Tin oxide, characterized by its exceptional theoretical capacity, emerges as a highly promising alternative anode in the pursuit of high-energy-density lithium-ion batteries (LIBs). However, inherent limitations in conductivity and structural integrity impede the fulfillment of its energy storage potential. Herein, sophisticated SnO 2 -carbon nanorods (SnO 2 /C NRs) derived from a tin-based metal-organic framework are developed for superior lithium storage. The ultrafine SnO 2 nanocrystals are embedded within a hollow and porous rod-like architecture, ensuring fast multidirectional charge transfer and well-accommodated volume variation during the lithiation/delithiation process.
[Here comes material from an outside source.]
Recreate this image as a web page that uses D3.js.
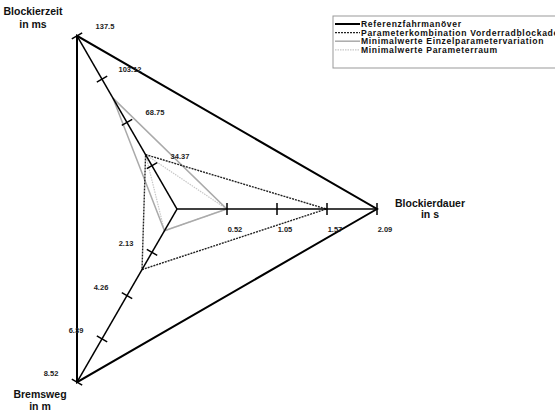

Moreover, the integration of the carbon matrix further promotes electron conduction and reinforces the structural integrity towards fast, efficient, and durable electrochemistry. As a result, the SnO 2 /C NRs electrodes demonstrate excellent long-term cyclability with a minimal capacity fading rate of 0.089 % per cycle over 500 cycles, and a commendable rate capability with a highly reversible capacity of 922.1 mAh g −1 at 3 C. This work establishes a unique and insightful paradigm for designing advanced electrode materials towards energy-dense next-generation LIBs.